The task -
Locate and copy all lines bearing the word "this".

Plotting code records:
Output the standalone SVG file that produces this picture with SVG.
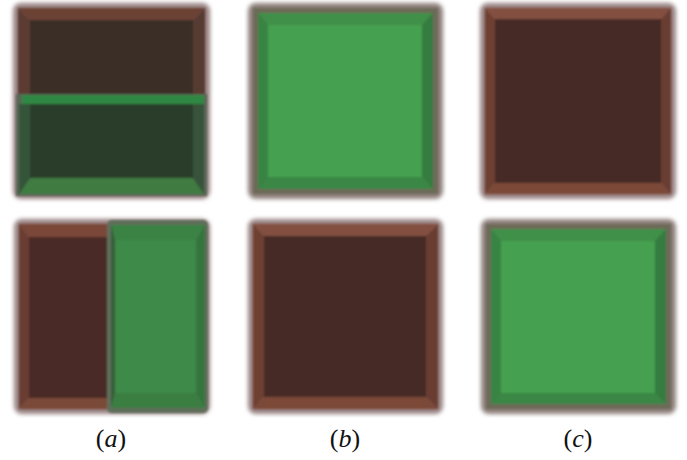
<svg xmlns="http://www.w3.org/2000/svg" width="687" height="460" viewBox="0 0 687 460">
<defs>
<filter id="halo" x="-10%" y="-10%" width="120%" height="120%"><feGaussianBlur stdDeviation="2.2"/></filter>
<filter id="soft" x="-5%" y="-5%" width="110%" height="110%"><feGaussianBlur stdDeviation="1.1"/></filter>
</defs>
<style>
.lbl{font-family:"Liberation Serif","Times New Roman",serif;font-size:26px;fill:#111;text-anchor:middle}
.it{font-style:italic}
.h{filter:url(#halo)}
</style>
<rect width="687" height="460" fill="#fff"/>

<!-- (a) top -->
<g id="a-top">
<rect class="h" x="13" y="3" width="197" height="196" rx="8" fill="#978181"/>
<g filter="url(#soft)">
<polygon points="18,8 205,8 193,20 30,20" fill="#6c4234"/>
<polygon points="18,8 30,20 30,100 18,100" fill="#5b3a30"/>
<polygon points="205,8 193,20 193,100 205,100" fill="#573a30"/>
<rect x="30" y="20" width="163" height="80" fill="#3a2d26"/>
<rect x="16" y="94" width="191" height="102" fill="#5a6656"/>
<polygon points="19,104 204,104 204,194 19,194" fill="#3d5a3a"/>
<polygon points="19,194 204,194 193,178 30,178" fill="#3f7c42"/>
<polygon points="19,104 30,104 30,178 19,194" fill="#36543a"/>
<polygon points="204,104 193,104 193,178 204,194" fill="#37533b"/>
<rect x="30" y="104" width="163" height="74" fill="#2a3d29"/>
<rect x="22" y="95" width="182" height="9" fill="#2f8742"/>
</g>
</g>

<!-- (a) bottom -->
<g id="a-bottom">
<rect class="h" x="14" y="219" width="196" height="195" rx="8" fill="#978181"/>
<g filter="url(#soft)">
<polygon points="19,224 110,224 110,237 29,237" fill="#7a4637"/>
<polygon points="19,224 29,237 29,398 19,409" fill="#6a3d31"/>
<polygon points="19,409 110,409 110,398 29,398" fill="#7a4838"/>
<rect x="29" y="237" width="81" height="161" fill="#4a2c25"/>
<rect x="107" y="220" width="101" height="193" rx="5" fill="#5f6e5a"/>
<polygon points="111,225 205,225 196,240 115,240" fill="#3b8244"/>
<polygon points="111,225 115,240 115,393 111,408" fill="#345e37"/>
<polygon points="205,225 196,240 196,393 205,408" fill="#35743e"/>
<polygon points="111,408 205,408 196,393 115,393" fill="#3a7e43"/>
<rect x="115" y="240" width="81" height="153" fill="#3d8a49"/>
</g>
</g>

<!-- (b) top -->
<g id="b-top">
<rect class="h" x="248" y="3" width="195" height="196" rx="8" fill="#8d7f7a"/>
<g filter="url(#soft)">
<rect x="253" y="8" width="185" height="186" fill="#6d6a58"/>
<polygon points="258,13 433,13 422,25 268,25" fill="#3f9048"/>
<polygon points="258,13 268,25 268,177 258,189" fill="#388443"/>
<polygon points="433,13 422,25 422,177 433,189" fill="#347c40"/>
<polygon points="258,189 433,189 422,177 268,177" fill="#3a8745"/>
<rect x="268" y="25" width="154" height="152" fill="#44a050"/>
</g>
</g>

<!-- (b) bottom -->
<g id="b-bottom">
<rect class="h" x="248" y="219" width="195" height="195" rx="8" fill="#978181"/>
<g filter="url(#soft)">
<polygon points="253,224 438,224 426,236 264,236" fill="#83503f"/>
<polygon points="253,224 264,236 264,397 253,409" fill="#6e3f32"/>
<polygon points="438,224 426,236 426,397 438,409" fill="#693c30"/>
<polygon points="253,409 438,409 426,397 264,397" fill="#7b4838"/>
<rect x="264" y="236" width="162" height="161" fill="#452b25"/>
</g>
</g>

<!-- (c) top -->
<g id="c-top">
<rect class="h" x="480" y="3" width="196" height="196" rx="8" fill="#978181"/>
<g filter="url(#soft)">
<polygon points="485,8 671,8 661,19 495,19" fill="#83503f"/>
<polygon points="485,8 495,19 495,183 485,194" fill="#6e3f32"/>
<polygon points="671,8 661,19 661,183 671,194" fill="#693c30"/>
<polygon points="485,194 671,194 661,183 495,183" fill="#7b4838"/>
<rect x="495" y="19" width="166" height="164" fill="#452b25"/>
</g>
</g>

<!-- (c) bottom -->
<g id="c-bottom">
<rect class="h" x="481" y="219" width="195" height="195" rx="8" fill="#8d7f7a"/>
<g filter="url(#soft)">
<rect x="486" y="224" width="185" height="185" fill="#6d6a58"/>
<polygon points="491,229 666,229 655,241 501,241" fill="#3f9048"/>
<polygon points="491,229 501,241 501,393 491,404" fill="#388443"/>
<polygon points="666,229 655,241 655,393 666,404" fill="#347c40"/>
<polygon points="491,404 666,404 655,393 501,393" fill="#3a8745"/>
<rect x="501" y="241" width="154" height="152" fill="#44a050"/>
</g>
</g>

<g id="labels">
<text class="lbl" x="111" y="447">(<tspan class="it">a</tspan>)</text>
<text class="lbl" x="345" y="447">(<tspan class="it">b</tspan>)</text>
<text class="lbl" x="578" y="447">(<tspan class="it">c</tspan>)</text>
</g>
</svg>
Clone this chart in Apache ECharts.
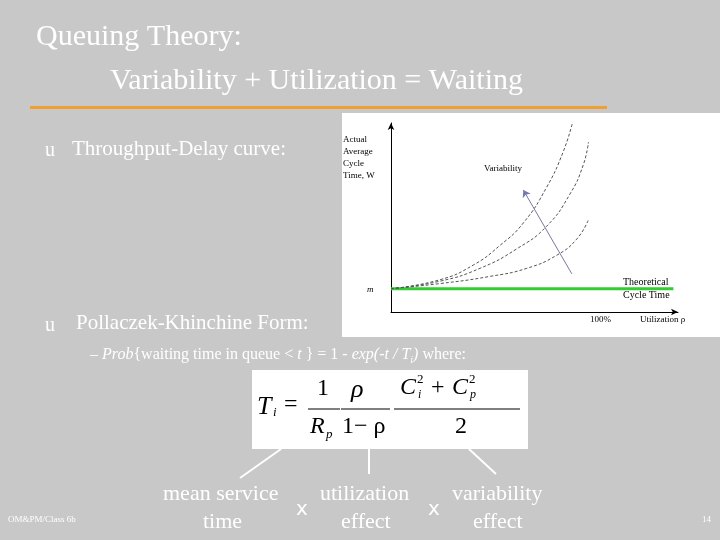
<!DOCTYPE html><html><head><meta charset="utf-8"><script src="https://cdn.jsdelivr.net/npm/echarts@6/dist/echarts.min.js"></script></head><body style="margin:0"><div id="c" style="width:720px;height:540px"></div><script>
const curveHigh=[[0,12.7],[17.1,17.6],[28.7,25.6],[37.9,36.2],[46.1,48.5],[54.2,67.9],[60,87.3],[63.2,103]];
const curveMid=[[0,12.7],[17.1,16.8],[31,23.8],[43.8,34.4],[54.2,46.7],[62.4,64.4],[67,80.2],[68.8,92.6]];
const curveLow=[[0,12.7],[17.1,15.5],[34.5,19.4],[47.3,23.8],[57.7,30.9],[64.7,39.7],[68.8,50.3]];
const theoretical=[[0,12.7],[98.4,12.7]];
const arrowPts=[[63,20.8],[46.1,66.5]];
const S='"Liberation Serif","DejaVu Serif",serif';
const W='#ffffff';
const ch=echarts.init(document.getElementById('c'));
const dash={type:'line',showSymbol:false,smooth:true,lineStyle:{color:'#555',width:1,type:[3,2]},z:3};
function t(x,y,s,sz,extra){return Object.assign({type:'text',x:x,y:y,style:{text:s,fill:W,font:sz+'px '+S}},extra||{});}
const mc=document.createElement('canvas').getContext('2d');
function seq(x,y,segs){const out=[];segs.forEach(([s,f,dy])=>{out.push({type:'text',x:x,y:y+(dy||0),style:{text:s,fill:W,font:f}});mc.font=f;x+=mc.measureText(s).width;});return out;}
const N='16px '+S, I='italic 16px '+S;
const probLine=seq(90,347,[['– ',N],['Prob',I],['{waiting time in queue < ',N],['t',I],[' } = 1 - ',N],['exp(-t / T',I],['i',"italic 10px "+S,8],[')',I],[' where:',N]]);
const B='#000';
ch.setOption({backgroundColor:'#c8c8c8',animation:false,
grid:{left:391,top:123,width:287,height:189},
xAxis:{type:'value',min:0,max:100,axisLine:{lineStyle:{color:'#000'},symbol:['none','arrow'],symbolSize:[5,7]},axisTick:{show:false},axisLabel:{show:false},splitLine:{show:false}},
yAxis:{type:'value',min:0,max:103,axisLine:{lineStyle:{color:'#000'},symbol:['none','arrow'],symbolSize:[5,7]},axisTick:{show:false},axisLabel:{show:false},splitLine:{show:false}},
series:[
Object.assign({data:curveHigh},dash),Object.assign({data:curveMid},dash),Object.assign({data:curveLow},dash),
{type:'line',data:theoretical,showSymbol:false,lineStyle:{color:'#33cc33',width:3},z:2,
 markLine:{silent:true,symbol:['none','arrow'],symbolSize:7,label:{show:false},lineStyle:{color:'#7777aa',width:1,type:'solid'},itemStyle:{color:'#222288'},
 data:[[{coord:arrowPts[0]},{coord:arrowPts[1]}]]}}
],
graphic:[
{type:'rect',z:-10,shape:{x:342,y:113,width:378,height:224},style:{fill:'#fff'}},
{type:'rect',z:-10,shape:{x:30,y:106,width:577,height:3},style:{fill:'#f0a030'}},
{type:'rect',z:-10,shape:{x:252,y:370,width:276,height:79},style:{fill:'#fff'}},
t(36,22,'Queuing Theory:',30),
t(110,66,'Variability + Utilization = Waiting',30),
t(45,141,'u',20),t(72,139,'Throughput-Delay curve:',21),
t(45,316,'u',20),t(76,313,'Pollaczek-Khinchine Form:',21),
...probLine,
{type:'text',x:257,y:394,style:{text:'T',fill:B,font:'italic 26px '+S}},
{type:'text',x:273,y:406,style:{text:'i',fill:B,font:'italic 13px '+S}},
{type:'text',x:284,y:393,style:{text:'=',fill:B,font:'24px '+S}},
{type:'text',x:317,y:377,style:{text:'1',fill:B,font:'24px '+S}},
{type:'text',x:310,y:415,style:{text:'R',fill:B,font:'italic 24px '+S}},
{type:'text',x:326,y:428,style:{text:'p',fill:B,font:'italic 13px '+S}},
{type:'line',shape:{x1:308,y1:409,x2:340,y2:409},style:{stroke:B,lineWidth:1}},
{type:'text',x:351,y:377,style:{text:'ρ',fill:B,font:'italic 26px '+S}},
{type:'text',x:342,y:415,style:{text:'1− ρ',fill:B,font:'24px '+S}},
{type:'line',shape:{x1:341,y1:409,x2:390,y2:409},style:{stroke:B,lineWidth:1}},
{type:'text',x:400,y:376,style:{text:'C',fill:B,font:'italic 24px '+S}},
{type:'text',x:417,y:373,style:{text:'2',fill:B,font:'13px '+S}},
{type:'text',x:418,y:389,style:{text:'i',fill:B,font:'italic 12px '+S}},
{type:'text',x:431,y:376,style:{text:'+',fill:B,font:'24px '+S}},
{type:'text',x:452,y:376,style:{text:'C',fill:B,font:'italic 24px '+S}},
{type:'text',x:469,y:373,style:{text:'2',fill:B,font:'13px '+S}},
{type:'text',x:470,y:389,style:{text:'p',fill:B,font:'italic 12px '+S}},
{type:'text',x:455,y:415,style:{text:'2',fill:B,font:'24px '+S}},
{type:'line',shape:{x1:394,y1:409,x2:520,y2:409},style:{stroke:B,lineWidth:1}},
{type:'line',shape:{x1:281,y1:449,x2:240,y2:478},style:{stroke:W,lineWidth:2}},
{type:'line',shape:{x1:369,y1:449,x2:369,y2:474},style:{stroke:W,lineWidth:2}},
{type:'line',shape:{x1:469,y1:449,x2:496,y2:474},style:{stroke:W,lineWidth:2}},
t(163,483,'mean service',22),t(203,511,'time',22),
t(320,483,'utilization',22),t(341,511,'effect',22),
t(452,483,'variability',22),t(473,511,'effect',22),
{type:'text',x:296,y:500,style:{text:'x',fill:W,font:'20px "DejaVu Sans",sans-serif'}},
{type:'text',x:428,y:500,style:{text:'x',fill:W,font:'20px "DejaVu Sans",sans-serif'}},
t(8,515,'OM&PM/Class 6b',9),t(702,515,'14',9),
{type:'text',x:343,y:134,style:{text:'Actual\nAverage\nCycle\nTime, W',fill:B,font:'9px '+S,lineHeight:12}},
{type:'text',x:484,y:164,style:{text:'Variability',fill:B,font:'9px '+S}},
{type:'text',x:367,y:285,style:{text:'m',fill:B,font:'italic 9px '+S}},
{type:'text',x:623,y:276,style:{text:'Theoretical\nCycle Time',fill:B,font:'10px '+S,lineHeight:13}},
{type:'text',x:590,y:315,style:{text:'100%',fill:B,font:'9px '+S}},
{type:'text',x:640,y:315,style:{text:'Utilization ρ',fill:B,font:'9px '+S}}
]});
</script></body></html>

Written reply -
Output the standalone SVG file that produces this picture with SVG.
Clone this chart in Apache ECharts.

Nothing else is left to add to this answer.